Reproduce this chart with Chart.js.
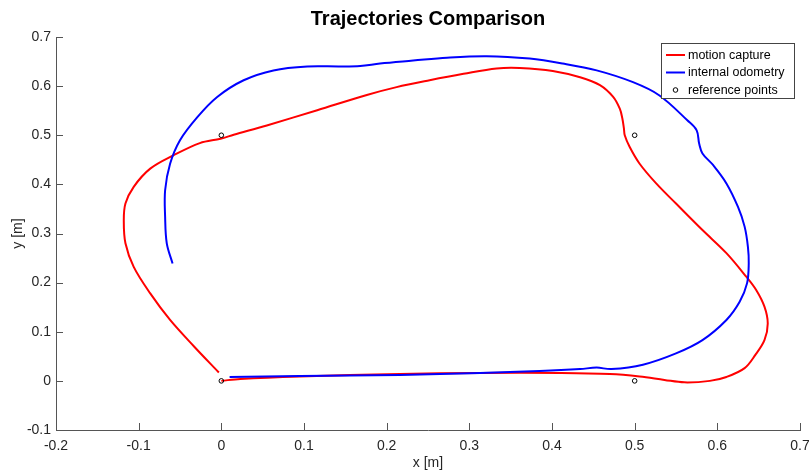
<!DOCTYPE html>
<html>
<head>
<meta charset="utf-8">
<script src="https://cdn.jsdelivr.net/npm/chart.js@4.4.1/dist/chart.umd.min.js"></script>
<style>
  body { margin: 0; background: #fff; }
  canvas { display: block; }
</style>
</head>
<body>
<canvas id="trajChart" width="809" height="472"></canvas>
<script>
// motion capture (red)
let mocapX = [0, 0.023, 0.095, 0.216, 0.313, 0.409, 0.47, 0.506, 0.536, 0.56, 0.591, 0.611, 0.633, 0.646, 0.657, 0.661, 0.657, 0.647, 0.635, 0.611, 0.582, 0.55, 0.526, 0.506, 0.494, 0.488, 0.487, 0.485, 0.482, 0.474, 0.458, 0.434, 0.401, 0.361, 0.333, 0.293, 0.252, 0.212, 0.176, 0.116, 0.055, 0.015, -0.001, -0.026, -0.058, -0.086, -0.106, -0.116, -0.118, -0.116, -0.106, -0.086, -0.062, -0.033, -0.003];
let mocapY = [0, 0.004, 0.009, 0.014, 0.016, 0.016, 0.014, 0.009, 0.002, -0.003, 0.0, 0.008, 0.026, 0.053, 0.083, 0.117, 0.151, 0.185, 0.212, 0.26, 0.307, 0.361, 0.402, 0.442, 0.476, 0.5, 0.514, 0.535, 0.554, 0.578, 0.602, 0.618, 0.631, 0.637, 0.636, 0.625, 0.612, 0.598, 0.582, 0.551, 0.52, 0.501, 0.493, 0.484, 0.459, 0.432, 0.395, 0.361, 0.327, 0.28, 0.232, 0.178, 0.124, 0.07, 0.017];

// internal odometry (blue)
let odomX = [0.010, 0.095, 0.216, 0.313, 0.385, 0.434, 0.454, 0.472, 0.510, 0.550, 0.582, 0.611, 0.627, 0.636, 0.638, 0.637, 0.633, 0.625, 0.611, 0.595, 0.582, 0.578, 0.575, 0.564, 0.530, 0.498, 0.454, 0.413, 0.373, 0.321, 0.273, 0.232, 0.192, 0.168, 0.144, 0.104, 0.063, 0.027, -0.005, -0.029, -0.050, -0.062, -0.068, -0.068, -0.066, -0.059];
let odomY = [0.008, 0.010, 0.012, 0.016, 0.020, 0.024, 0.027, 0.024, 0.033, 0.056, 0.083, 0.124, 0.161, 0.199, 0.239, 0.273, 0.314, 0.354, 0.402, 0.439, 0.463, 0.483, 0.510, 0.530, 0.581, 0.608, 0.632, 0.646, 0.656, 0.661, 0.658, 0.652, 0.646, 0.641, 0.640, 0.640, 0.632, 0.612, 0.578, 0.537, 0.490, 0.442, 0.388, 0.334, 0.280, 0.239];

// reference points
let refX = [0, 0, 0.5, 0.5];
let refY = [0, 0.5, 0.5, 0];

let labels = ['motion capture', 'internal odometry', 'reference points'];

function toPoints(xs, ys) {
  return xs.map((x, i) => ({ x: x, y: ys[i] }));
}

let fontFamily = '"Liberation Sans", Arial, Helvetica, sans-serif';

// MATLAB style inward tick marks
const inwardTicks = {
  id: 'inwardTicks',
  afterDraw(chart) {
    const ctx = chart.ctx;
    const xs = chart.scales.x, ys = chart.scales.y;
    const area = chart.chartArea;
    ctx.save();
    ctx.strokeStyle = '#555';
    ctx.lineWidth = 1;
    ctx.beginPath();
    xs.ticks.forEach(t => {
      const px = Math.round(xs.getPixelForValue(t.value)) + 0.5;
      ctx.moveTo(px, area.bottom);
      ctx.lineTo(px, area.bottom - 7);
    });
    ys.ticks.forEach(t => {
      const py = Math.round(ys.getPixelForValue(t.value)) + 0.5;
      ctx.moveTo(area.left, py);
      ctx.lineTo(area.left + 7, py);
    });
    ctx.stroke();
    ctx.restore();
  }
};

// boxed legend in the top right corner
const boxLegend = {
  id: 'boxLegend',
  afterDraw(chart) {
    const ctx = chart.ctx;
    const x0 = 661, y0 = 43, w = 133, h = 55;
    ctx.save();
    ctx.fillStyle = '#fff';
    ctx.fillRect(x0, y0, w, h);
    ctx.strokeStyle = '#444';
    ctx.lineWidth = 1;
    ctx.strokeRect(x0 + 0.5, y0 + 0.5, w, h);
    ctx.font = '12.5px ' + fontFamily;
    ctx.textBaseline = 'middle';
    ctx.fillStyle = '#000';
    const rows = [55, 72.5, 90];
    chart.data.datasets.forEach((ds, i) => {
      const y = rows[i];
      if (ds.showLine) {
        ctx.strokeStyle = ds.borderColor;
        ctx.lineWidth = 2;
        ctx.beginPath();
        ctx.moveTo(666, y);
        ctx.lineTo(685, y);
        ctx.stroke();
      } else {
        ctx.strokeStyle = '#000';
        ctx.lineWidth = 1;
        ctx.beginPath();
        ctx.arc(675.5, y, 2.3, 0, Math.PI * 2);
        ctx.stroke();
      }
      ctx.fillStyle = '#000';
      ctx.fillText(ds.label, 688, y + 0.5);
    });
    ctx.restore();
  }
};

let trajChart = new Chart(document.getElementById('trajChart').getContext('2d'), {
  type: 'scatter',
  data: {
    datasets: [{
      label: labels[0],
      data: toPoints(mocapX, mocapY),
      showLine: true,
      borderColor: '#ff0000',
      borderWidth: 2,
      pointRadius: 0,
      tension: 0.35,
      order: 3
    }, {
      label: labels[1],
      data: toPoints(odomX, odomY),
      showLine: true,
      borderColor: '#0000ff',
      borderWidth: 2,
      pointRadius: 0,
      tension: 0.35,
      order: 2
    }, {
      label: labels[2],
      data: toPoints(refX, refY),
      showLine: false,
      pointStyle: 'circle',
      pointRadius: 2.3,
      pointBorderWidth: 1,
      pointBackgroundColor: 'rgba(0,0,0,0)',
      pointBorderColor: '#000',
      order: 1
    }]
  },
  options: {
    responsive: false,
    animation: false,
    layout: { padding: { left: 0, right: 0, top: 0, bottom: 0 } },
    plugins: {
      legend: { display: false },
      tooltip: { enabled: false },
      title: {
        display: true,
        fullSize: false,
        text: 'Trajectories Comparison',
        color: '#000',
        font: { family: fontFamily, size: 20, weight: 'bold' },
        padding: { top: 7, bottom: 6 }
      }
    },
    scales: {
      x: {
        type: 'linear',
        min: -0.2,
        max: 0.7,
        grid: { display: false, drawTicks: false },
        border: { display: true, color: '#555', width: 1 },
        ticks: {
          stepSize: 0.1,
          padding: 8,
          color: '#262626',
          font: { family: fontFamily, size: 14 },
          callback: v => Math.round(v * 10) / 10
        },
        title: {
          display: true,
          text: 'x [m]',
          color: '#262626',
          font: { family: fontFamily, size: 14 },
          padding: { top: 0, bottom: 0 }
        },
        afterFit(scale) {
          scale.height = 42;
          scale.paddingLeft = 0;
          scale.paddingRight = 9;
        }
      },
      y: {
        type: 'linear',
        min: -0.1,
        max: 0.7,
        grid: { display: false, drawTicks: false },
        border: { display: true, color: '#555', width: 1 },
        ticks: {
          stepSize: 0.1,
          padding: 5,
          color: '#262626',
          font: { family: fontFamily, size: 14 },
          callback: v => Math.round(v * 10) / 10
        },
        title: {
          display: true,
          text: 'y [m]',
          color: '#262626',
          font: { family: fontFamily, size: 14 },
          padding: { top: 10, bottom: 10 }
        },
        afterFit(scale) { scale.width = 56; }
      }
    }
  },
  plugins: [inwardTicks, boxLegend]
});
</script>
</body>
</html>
__________________________________________________
Omit every picture, then reproduce the rest of the listing exactly.

Reproduce this chart with Chart.js.
<!DOCTYPE html>
<html>
<head>
<meta charset="utf-8">
<script src="https://cdn.jsdelivr.net/npm/chart.js@4.4.1/dist/chart.umd.min.js"></script>
<style>
  body { margin: 0; background: #fff; }
  canvas { display: block; }
</style>
</head>
<body>
<canvas id="trajChart" width="809" height="472"></canvas>
<script>
// motion capture (red)
let mocapX = [0, 0.023, 0.095, 0.216, 0.313, 0.409, 0.47, 0.506, 0.536, 0.56, 0.591, 0.611, 0.633, 0.646, 0.657, 0.661, 0.657, 0.647, 0.635, 0.611, 0.582, 0.55, 0.526, 0.506, 0.494, 0.488, 0.487, 0.485, 0.482, 0.474, 0.458, 0.434, 0.401, 0.361, 0.333, 0.293, 0.252, 0.212, 0.176, 0.116, 0.055, 0.015, -0.001, -0.026, -0.058, -0.086, -0.106, -0.116, -0.118, -0.116, -0.106, -0.086, -0.062, -0.033, -0.003];
let mocapY = [0, 0.004, 0.009, 0.014, 0.016, 0.016, 0.014, 0.009, 0.002, -0.003, 0.0, 0.008, 0.026, 0.053, 0.083, 0.117, 0.151, 0.185, 0.212, 0.26, 0.307, 0.361, 0.402, 0.442, 0.476, 0.5, 0.514, 0.535, 0.554, 0.578, 0.602, 0.618, 0.631, 0.637, 0.636, 0.625, 0.612, 0.598, 0.582, 0.551, 0.52, 0.501, 0.493, 0.484, 0.459, 0.432, 0.395, 0.361, 0.327, 0.28, 0.232, 0.178, 0.124, 0.07, 0.017];

// internal odometry (blue)
let odomX = [0.010, 0.095, 0.216, 0.313, 0.385, 0.434, 0.454, 0.472, 0.510, 0.550, 0.582, 0.611, 0.627, 0.636, 0.638, 0.637, 0.633, 0.625, 0.611, 0.595, 0.582, 0.578, 0.575, 0.564, 0.530, 0.498, 0.454, 0.413, 0.373, 0.321, 0.273, 0.232, 0.192, 0.168, 0.144, 0.104, 0.063, 0.027, -0.005, -0.029, -0.050, -0.062, -0.068, -0.068, -0.066, -0.059];
let odomY = [0.008, 0.010, 0.012, 0.016, 0.020, 0.024, 0.027, 0.024, 0.033, 0.056, 0.083, 0.124, 0.161, 0.199, 0.239, 0.273, 0.314, 0.354, 0.402, 0.439, 0.463, 0.483, 0.510, 0.530, 0.581, 0.608, 0.632, 0.646, 0.656, 0.661, 0.658, 0.652, 0.646, 0.641, 0.640, 0.640, 0.632, 0.612, 0.578, 0.537, 0.490, 0.442, 0.388, 0.334, 0.280, 0.239];

// reference points
let refX = [0, 0, 0.5, 0.5];
let refY = [0, 0.5, 0.5, 0];

let labels = ['motion capture', 'internal odometry', 'reference points'];

function toPoints(xs, ys) {
  return xs.map((x, i) => ({ x: x, y: ys[i] }));
}

let fontFamily = '"Liberation Sans", Arial, Helvetica, sans-serif';

// MATLAB style inward tick marks
const inwardTicks = {
  id: 'inwardTicks',
  afterDraw(chart) {
    const ctx = chart.ctx;
    const xs = chart.scales.x, ys = chart.scales.y;
    const area = chart.chartArea;
    ctx.save();
    ctx.strokeStyle = '#555';
    ctx.lineWidth = 1;
    ctx.beginPath();
    xs.ticks.forEach(t => {
      const px = Math.round(xs.getPixelForValue(t.value)) + 0.5;
      ctx.moveTo(px, area.bottom);
      ctx.lineTo(px, area.bottom - 7);
    });
    ys.ticks.forEach(t => {
      const py = Math.round(ys.getPixelForValue(t.value)) + 0.5;
      ctx.moveTo(area.left, py);
      ctx.lineTo(area.left + 7, py);
    });
    ctx.stroke();
    ctx.restore();
  }
};

// boxed legend in the top right corner
const boxLegend = {
  id: 'boxLegend',
  afterDraw(chart) {
    const ctx = chart.ctx;
    const x0 = 661, y0 = 43, w = 133, h = 55;
    ctx.save();
    ctx.fillStyle = '#fff';
    ctx.fillRect(x0, y0, w, h);
    ctx.strokeStyle = '#444';
    ctx.lineWidth = 1;
    ctx.strokeRect(x0 + 0.5, y0 + 0.5, w, h);
    ctx.font = '12.5px ' + fontFamily;
    ctx.textBaseline = 'middle';
    ctx.fillStyle = '#000';
    const rows = [55, 72.5, 90];
    chart.data.datasets.forEach((ds, i) => {
      const y = rows[i];
      if (ds.showLine) {
        ctx.strokeStyle = ds.borderColor;
        ctx.lineWidth = 2;
        ctx.beginPath();
        ctx.moveTo(666, y);
        ctx.lineTo(685, y);
        ctx.stroke();
      } else {
        ctx.strokeStyle = '#000';
        ctx.lineWidth = 1;
        ctx.beginPath();
        ctx.arc(675.5, y, 2.3, 0, Math.PI * 2);
        ctx.stroke();
      }
      ctx.fillStyle = '#000';
      ctx.fillText(ds.label, 688, y + 0.5);
    });
    ctx.restore();
  }
};

let trajChart = new Chart(document.getElementById('trajChart').getContext('2d'), {
  type: 'scatter',
  data: {
    datasets: [{
      label: labels[0],
      data: toPoints(mocapX, mocapY),
      showLine: true,
      borderColor: '#ff0000',
      borderWidth: 2,
      pointRadius: 0,
      tension: 0.35,
      order: 3
    }, {
      label: labels[1],
      data: toPoints(odomX, odomY),
      showLine: true,
      borderColor: '#0000ff',
      borderWidth: 2,
      pointRadius: 0,
      tension: 0.35,
      order: 2
    }, {
      label: labels[2],
      data: toPoints(refX, refY),
      showLine: false,
      pointStyle: 'circle',
      pointRadius: 2.3,
      pointBorderWidth: 1,
      pointBackgroundColor: 'rgba(0,0,0,0)',
      pointBorderColor: '#000',
      order: 1
    }]
  },
  options: {
    responsive: false,
    animation: false,
    layout: { padding: { left: 0, right: 0, top: 0, bottom: 0 } },
    plugins: {
      legend: { display: false },
      tooltip: { enabled: false },
      title: {
        display: true,
        fullSize: false,
        text: 'Trajectories Comparison',
        color: '#000',
        font: { family: fontFamily, size: 20, weight: 'bold' },
        padding: { top: 7, bottom: 6 }
      }
    },
    scales: {
      x: {
        type: 'linear',
        min: -0.2,
        max: 0.7,
        grid: { display: false, drawTicks: false },
        border: { display: true, color: '#555', width: 1 },
        ticks: {
          stepSize: 0.1,
          padding: 8,
          color: '#262626',
          font: { family: fontFamily, size: 14 },
          callback: v => Math.round(v * 10) / 10
        },
        title: {
          display: true,
          text: 'x [m]',
          color: '#262626',
          font: { family: fontFamily, size: 14 },
          padding: { top: 0, bottom: 0 }
        },
        afterFit(scale) {
          scale.height = 42;
          scale.paddingLeft = 0;
          scale.paddingRight = 9;
        }
      },
      y: {
        type: 'linear',
        min: -0.1,
        max: 0.7,
        grid: { display: false, drawTicks: false },
        border: { display: true, color: '#555', width: 1 },
        ticks: {
          stepSize: 0.1,
          padding: 5,
          color: '#262626',
          font: { family: fontFamily, size: 14 },
          callback: v => Math.round(v * 10) / 10
        },
        title: {
          display: true,
          text: 'y [m]',
          color: '#262626',
          font: { family: fontFamily, size: 14 },
          padding: { top: 10, bottom: 10 }
        },
        afterFit(scale) { scale.width = 56; }
      }
    }
  },
  plugins: [inwardTicks, boxLegend]
});
</script>
</body>
</html>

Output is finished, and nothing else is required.